# START OF Available data

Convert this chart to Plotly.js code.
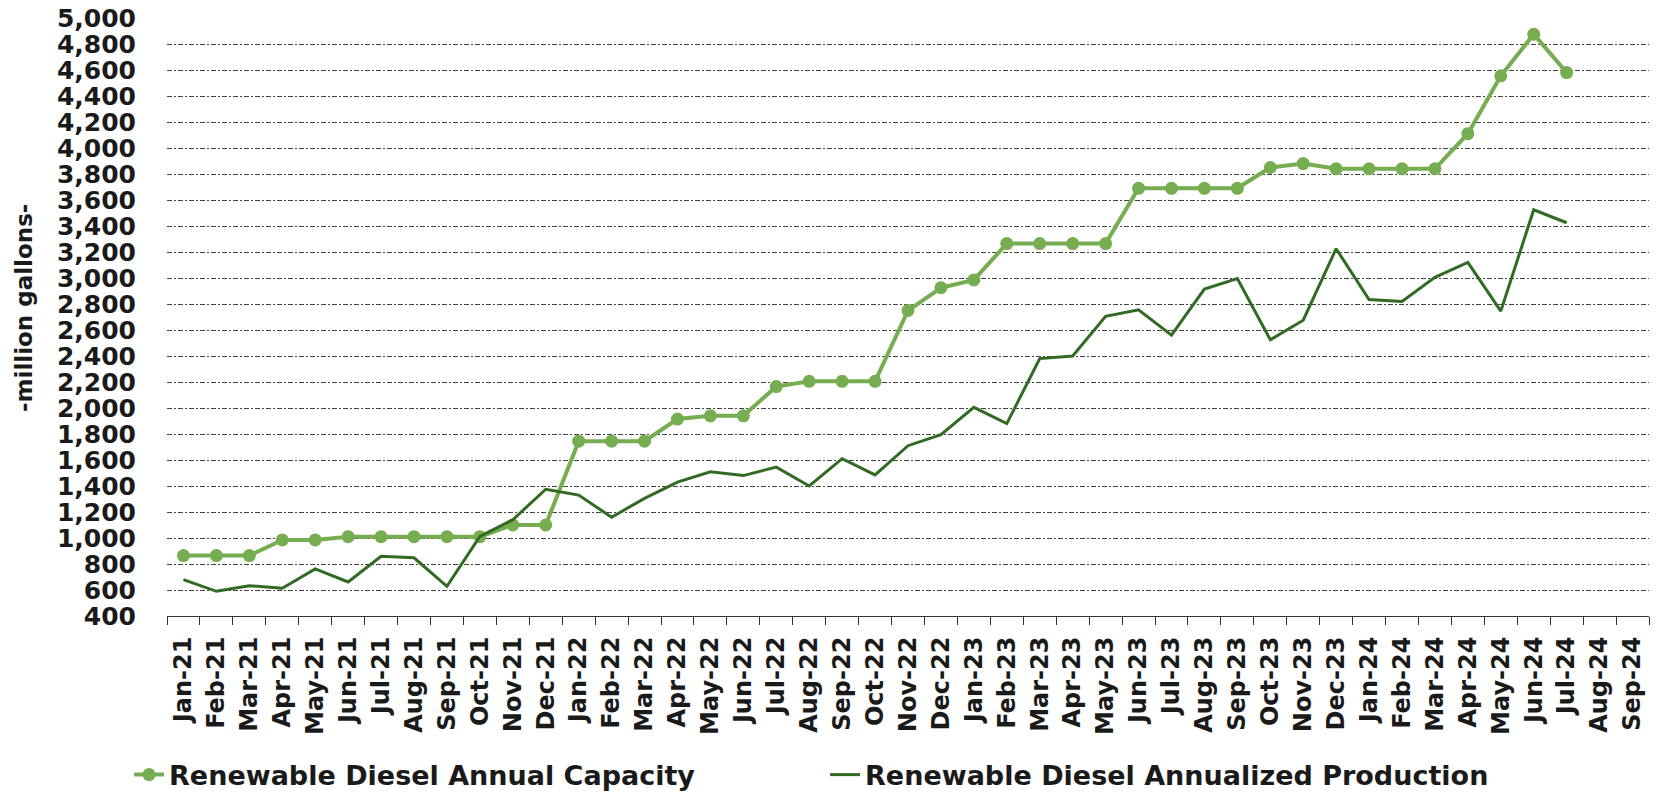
<!DOCTYPE html>
<html>
<head>
<meta charset="utf-8">
<script src="https://cdn.plot.ly/plotly-3.0.1.min.js"></script>
<style>html,body{margin:0;padding:0;background:#fff;}#chart{width:1662px;height:799px;}</style>
</head>
<body>
<div id="chart"></div>
<script>
const months = ["Jan-21","Feb-21","Mar-21","Apr-21","May-21","Jun-21","Jul-21","Aug-21","Sep-21","Oct-21","Nov-21","Dec-21",
"Jan-22","Feb-22","Mar-22","Apr-22","May-22","Jun-22","Jul-22","Aug-22","Sep-22","Oct-22","Nov-22","Dec-22",
"Jan-23","Feb-23","Mar-23","Apr-23","May-23","Jun-23","Jul-23","Aug-23","Sep-23","Oct-23","Nov-23","Dec-23",
"Jan-24","Feb-24","Mar-24","Apr-24","May-24","Jun-24","Jul-24","Aug-24","Sep-24"];

const capacity = [865,865,865,985,985,1010,1010,1010,1010,1010,1100,1100,
1745,1745,1745,1915,1940,1940,2165,2205,2205,2205,2750,2925,
2985,3265,3265,3265,3265,3690,3690,3690,3690,3850,3880,3840,
3840,3840,3840,4110,4555,4875,4580,null,null];

const production = [680,590,633,613,762,662,860,848,628,1013,1140,1375,
1330,1160,1305,1430,1510,1480,1545,1400,1610,1485,1710,1795,
2005,1880,2380,2400,2705,2755,2560,2915,2995,2525,2675,3225,
2835,2820,3005,3120,2745,3525,3425,null,null];

const yTicks = [400,600,800,1000,1200,1400,1600,1800,2000,2200,2400,2600,2800,3000,3200,3400,3600,3800,4000,4200,4400,4600,4800,5000];

const seriesNames = ["Renewable Diesel Annual Capacity","Renewable Diesel Annualized Production"];
const yTitle = "-million gallons-";
const FONT = "DejaVu Sans, Liberation Sans, Arial, sans-serif";
const INK = "#1a1a1a";

const traces = [
  {x: months, y: capacity, name: seriesNames[0], type: "scatter", mode: "lines+markers",
   line: {color: "#76AD50", width: 4}, marker: {color: "#76AD50", size: 13}},
  {x: months, y: production, name: seriesNames[1], type: "scatter", mode: "lines",
   line: {color: "#316A23", width: 3}}
];

const layout = {
  width: 1662, height: 799,
  margin: {l: 167, r: 13, t: 18, b: 183, autoexpand: false},
  paper_bgcolor: "#fff", plot_bgcolor: "#fff",
  font: {family: FONT, color: INK},
  showlegend: true,
  legend: {orientation: "h", x: -0.0256, xanchor: "left", y: -0.266, yanchor: "middle",
    font: {family: FONT, size: 27, weight: 700, color: INK},
    entrywidth: 651, entrywidthmode: "pixels", itemwidth: 30, tracegroupgap: 0},
  xaxis: {type: "category", tickangle: -90, tickson: "boundaries", automargin: false,
    ticks: "outside", ticklen: 8, tickcolor: "#333", showline: true, linecolor: "#333", linewidth: 1,
    showgrid: false, zeroline: false, ticklabelstandoff: 10,
    tickfont: {family: FONT, size: 24, weight: 700, color: INK},
    range: [-0.5, 44.5]},
  yaxis: {range: [400, 5000], tickvals: yTicks, tickformat: ",d", automargin: false,
    showgrid: true, gridcolor: "#444", gridwidth: 1, griddash: "5px,2px,2px,2px",
    showline: false, zeroline: false, ticks: "", ticklabelstandoff: 30,
    tickfont: {family: FONT, size: 25, weight: 700, color: INK}},
  annotations: [{text: yTitle, xref: "paper", yref: "paper",
    x: (24-167)/1482, y: 1-(308-18)/598, xanchor: "center", yanchor: "middle",
    textangle: -90, showarrow: false,
    font: {family: FONT, size: 23, weight: 700, color: INK}}]
};

Plotly.newPlot("chart", traces, layout, {displayModeBar: false, staticPlot: true});
</script>
</body>
</html>
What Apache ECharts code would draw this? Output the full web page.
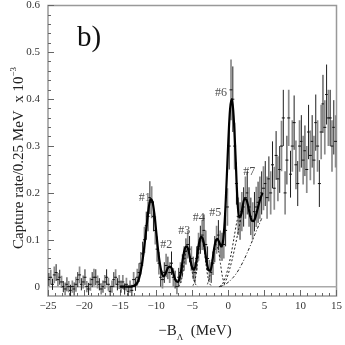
<!DOCTYPE html>
<html>
<head>
<meta charset="utf-8">
<script src="https://cdn.jsdelivr.net/npm/echarts@6/dist/echarts.min.js"></script>
<style>
  html, body { margin: 0; padding: 0; background: #fff; }
  #chart { width: 345px; height: 345px; }
</style>
</head>
<body>
<div id="chart"></div>
<script>
// histogram: 0.25 MeV bins starting at -25 MeV
const BIN_START = -25;
const BIN_W = 0.25;

// capture rate per bin (x 10^-3), 4 bins per MeV, one line per MeV
const rate = [
  0.015, 0.02, 0.005, 0.025,    // -25
  0.03, 0.015, 0.02, 0.01,      // -24
  0.0, -0.005, 0.005, 0.0,      // -23
  -0.008, 0.0, -0.005, 0.005,   // -22
  0.015, 0.025, 0.005, 0.01,    // -21
  0.02, 0.0, -0.005, 0.005,     // -20
  0.015, 0.02, 0.02, 0.01,      // -19
  0.005, -0.005, 0.0, 0.01,     // -18
  0.02, 0.005, -0.01, 0.0,      // -17
  0.015, 0.02, 0.005, 0.01,     // -16
  0.0, 0.01, -0.005, 0.005,     // -15
  -0.01, 0.0, -0.008, 0.015,    // -14
  0.005, 0.02, 0.03, 0.05,      // -13
  0.07, 0.10, 0.13, 0.15,       // -12
  0.19, 0.18, 0.15, 0.12,       // -11
  0.08, 0.05, 0.02, 0.015,      // -10
  0.03, 0.045, 0.04, 0.03,      // -9
  0.05, 0.02, 0.015, 0.0,       // -8
  0.02, 0.03, 0.045, 0.06,      // -7
  0.075, 0.09, 0.08, 0.06,      // -6
  0.04, 0.03, 0.06, 0.085,      // -5
  0.10, 0.11, 0.12, 0.09,       // -4
  0.06, 0.035, 0.03, 0.05,      // -3
  0.08, 0.10, 0.11, 0.09,       // -2
  0.085, 0.09, 0.12, 0.17,      // -1
  0.30, 0.42, 0.40, 0.30,       // 0
  0.22, 0.15, 0.14, 0.16,       // 1
  0.17, 0.19, 0.20, 0.17,       // 2
  0.15, 0.14, 0.16, 0.17,       // 3
  0.18, 0.19, 0.20, 0.21,       // 4
  0.22, 0.19, 0.23, 0.20,       // 5
  0.26, 0.21, 0.28, 0.23,       // 6
  0.25, 0.30, 0.36, 0.20,       // 7
  0.27, 0.36, 0.24, 0.30,       // 8
  0.35, 0.26, 0.22, 0.30,       // 9
  0.31, 0.27, 0.29, 0.25,       // 10
  0.33, 0.28, 0.31, 0.27,       // 11
  0.35, 0.30, 0.22, 0.33,       // 12
  0.39, 0.34, 0.41, 0.36,       // 13
  0.36, 0.30, 0.34, 0.31        // 14
];

// statistical error per bin
const rateErr = [
  0.014, 0.016, 0.012, 0.018,
  0.018, 0.014, 0.016, 0.013,
  0.012, 0.014, 0.015, 0.012,
  0.012, 0.013, 0.014, 0.016,
  0.016, 0.018, 0.013, 0.014,
  0.017, 0.012, 0.013, 0.014,
  0.016, 0.018, 0.017, 0.014,
  0.013, 0.012, 0.013, 0.015,
  0.017, 0.014, 0.012, 0.013,
  0.016, 0.017, 0.013, 0.015,
  0.013, 0.015, 0.012, 0.014,
  0.012, 0.013, 0.012, 0.016,
  0.014, 0.018, 0.02, 0.024,
  0.026, 0.028, 0.03, 0.032,
  0.035, 0.034, 0.032, 0.03,
  0.027, 0.024, 0.02, 0.019,
  0.022, 0.025, 0.024, 0.022,
  0.025, 0.02, 0.019, 0.016,
  0.02, 0.022, 0.024, 0.026,
  0.028, 0.03, 0.028, 0.026,
  0.024, 0.022, 0.026, 0.03,
  0.03, 0.032, 0.034, 0.03,
  0.026, 0.022, 0.022, 0.025,
  0.028, 0.03, 0.032, 0.03,
  0.03, 0.03, 0.034, 0.04,
  0.05, 0.065, 0.07, 0.05,
  0.045, 0.04, 0.04, 0.042,
  0.042, 0.045, 0.046, 0.042,
  0.04, 0.04, 0.042, 0.043,
  0.044, 0.045, 0.046, 0.047,
  0.048, 0.045, 0.048, 0.046,
  0.05, 0.046, 0.052, 0.048,
  0.05, 0.054, 0.06, 0.046,
  0.052, 0.06, 0.05, 0.055,
  0.058, 0.052, 0.048, 0.055,
  0.056, 0.052, 0.054, 0.05,
  0.058, 0.053, 0.056, 0.052,
  0.06, 0.055, 0.05, 0.058,
  0.062, 0.058, 0.064, 0.06,
  0.06, 0.055, 0.058, 0.056
];

// fitted curve, sampled every 0.25 MeV from -15 MeV
const FIT_START = -15;
const fitY = [
  0, 0, 0, 0, 0, 0, 0, 0.001,                          // -15 .. -13.25
  0.002, 0.005, 0.012, 0.025, 0.045, 0.072, 0.105, 0.14, // -13 .. -11.25
  0.172, 0.187, 0.18, 0.155, 0.118, 0.08, 0.05, 0.03,    // -11 .. -9.25
  0.022, 0.026, 0.036, 0.042, 0.042, 0.035, 0.022, 0.012, // -9 .. -7.25
  0.01, 0.018, 0.038, 0.064, 0.082, 0.086, 0.076, 0.056,  // -7 .. -5.25
  0.04, 0.036, 0.048, 0.074, 0.097, 0.106, 0.1, 0.078,    // -5 .. -3.25
  0.052, 0.036, 0.034, 0.05, 0.078, 0.097, 0.102, 0.094,  // -3 .. -1.25
  0.086, 0.095, 0.14, 0.22, 0.31, 0.38, 0.40, 0.36,       // -1 .. 0.75
  0.28, 0.19, 0.148, 0.152, 0.172, 0.187, 0.186, 0.172,   // 1 .. 2.75
  0.153, 0.141, 0.14, 0.148, 0.162, 0.177, 0.19, 0.2      // 3 .. 4.75
];

// single-peak components (dotted)
const peak3X = [-6.9, -6.6, -6.3, -6.0, -5.7, -5.4, -5.1, -4.8, -4.5, -4.2];
const peak3Y = [0, 0.008, 0.03, 0.065, 0.082, 0.07, 0.04, 0.015, 0.004, 0];
const peak4X = [-4.9, -4.6, -4.3, -4.0, -3.7, -3.4, -3.1, -2.8, -2.5, -2.2];
const peak4Y = [0.002, 0.015, 0.045, 0.085, 0.1, 0.085, 0.048, 0.018, 0.004, 0];
const peak5X = [-2.9, -2.6, -2.3, -2.0, -1.7, -1.4, -1.1, -0.8, -0.5];
const peak5Y = [0.005, 0.02, 0.05, 0.08, 0.09, 0.08, 0.05, 0.02, 0.004];

// rising continuum components
const riseAX = [-1.2, -0.8, -0.4, 0, 0.4, 0.8, 1.2, 1.4];
const riseAY = [0, 0.006, 0.02, 0.042, 0.07, 0.105, 0.14, 0.15];
const riseBX = [-1.0, -0.6, -0.2, 0.2, 0.6, 1.0, 1.4, 1.8, 2.0];
const riseBY = [0, 0.005, 0.018, 0.038, 0.062, 0.09, 0.12, 0.15, 0.165];
const riseCX = [-1.3, -0.8, -0.3, 0.2, 0.7, 1.2, 1.7, 2.2, 2.7, 3.2, 3.7, 4.2, 4.7];
const riseCY = [0, 0.002, 0.006, 0.012, 0.02, 0.03, 0.043, 0.058, 0.075, 0.093, 0.112, 0.13, 0.148];

// peak labels
const peakNames = ['#1', '#2', '#3', '#4', '#5', '#6', '#7'];
const peakLabelX = [-11.6, -8.6, -6.1, -4.1, -1.8, -1.0, 2.9];
const peakLabelY = [0.19, 0.09, 0.12, 0.147, 0.157, 0.414, 0.246];

const yMajor = [0, 0.1, 0.2, 0.3, 0.4, 0.5, 0.6];
const yMinor = [0.02, 0.04, 0.06, 0.08, 0.12, 0.14, 0.16, 0.18, 0.22, 0.24, 0.26, 0.28,
  0.32, 0.34, 0.36, 0.38, 0.42, 0.44, 0.46, 0.48, 0.52, 0.54, 0.56, 0.58];

const SERIF = 'Liberation Serif, DejaVu Serif, serif';

const histData = rate.map((v, i) => [BIN_START + (i + 0.5) * BIN_W, v, rateErr[i]]);
const fitData = fitY.map((v, i) => [FIT_START + i * BIN_W, v]);
const zip = (xs, ys) => xs.map((x, i) => [x, ys[i]]);

function compLine(xs, ys, dash) {
  return {
    type: 'line',
    data: zip(xs, ys),
    symbol: 'none',
    smooth: 0.3,
    lineStyle: { color: '#222', width: 1, type: dash },
    silent: true,
    z: 3
  };
}

const chart = echarts.init(document.getElementById('chart'));

chart.setOption({
  animation: false,
  backgroundColor: '#fff',
  grid: {
    left: 48, right: 7, top: 5, bottom: 49,
    show: true,
    borderColor: '#999',
    borderWidth: 1.5
  },
  xAxis: {
    type: 'value',
    min: -25,
    max: 15,
    interval: 5,
    axisLine: { show: false, onZero: false },
    axisTick: { inside: true, length: 6, lineStyle: { color: '#666' } },
    minorTick: { show: true, splitNumber: 5, length: 3, lineStyle: { color: '#666' } },
    splitLine: { show: false },
    axisLabel: {
      color: '#333',
      fontFamily: SERIF,
      fontSize: 11,
      margin: 5,
      formatter: v => String(v).replace('-', '\u2212')
    }
  },
  yAxis: [
    {
      type: 'value',
      min: -0.02,
      max: 0.6,
      axisLine: { show: false, onZero: false },
      axisTick: { inside: true, length: 6, customValues: yMajor, lineStyle: { color: '#666' } },
      splitLine: { show: false },
      axisLabel: {
        customValues: yMajor,
        color: '#333',
        fontFamily: SERIF,
        fontSize: 11,
        margin: 8,
        formatter: v => (Math.abs(v) < 1e-9 ? '0' : v.toFixed(1))
      }
    },
    {
      type: 'value',
      position: 'left',
      min: -0.02,
      max: 0.6,
      axisLine: { show: false, onZero: false },
      axisTick: { inside: true, length: 3, customValues: yMinor, lineStyle: { color: '#666' } },
      splitLine: { show: false },
      axisLabel: { show: false }
    }
  ],
  graphic: [
    {
      type: 'text',
      left: 77,
      top: 24,
      style: { text: 'b)', font: '29px ' + SERIF, fill: '#111' }
    },
    {
      type: 'text',
      x: 18,
      y: 158,
      rotation: Math.PI / 2,
      style: {
        text: '{a|Capture rate/0.25 MeV  x 10}{s|\u22123}',
        align: 'center',
        verticalAlign: 'middle',
        rich: {
          a: { fontFamily: SERIF, fontSize: 15, fill: '#222', verticalAlign: 'bottom', lineHeight: 18 },
          s: { fontFamily: SERIF, fontSize: 9, fill: '#222', verticalAlign: 'top', lineHeight: 18 }
        }
      }
    },
    {
      type: 'text',
      x: 195,
      y: 333,
      style: {
        text: '{a|\u2212B}{s|\u039B}{a|  (MeV)}',
        align: 'center',
        verticalAlign: 'middle',
        rich: {
          a: { fontFamily: SERIF, fontSize: 15, fill: '#222', verticalAlign: 'top', lineHeight: 18 },
          s: { fontFamily: SERIF, fontSize: 9, fill: '#222', verticalAlign: 'bottom', lineHeight: 18 }
        }
      }
    }
  ],
  series: [
    {
      type: 'line',
      data: [[-25, 0], [15, 0]],
      symbol: 'none',
      lineStyle: { color: '#aaa', width: 1.5 },
      silent: true,
      z: 1
    },
    {
      type: 'custom',
      data: histData,
      clip: true,
      z: 2,
      renderItem: (params, api) => {
        const x = api.value(0), y = api.value(1), e = api.value(2);
        const top = api.coord([x, y + e]);
        const bot = api.coord([x, y - e]);
        const mid = api.coord([x, y]);
        const gray = params.dataIndex % 2 === 1;
        return {
          type: 'group',
          children: [
            {
              type: 'line',
              shape: { x1: top[0], y1: top[1], x2: bot[0], y2: bot[1] },
              style: { stroke: gray ? '#8a8a8a' : '#1e1e1e', lineWidth: gray ? 1.7 : 1 }
            },
            {
              type: 'line',
              shape: { x1: mid[0] - 1.5, y1: mid[1], x2: mid[0] + 1.5, y2: mid[1] },
              style: { stroke: '#111', lineWidth: 1 }
            }
          ]
        };
      }
    },
    compLine(peak3X, peak3Y, [2, 2]),
    compLine(peak4X, peak4Y, [2, 2]),
    compLine(peak5X, peak5Y, [2, 2]),
    compLine(riseAX, riseAY, [2, 2]),
    compLine(riseBX, riseBY, [2, 2]),
    compLine(riseCX, riseCY, [3, 2, 1, 2]),
    {
      type: 'line',
      data: fitData,
      symbol: 'none',
      smooth: 0.3,
      lineStyle: { color: '#000', width: 2.2 },
      silent: true,
      z: 4
    },
    {
      type: 'scatter',
      data: peakNames.map((n, i) => ({ name: n, value: [peakLabelX[i], peakLabelY[i]] })),
      symbolSize: 0,
      silent: true,
      z: 5,
      label: {
        show: true,
        position: 'inside',
        formatter: p => p.name,
        fontFamily: SERIF,
        fontSize: 12,
        color: '#222'
      }
    }
  ]
});
</script>
</body>
</html>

# END OF Available data

*Set exercise*
Leave out the pictures, and copy only the lines from the one holding "What Apache ECharts" through the one holding "const BIN_W = 0.25;", exactly as written.

*Exercise result*
What Apache ECharts code would draw this? Output the full web page.
<!DOCTYPE html>
<html>
<head>
<meta charset="utf-8">
<script src="https://cdn.jsdelivr.net/npm/echarts@6/dist/echarts.min.js"></script>
<style>
  html, body { margin: 0; padding: 0; background: #fff; }
  #chart { width: 345px; height: 345px; }
</style>
</head>
<body>
<div id="chart"></div>
<script>
// histogram: 0.25 MeV bins starting at -25 MeV
const BIN_START = -25;
const BIN_W = 0.25;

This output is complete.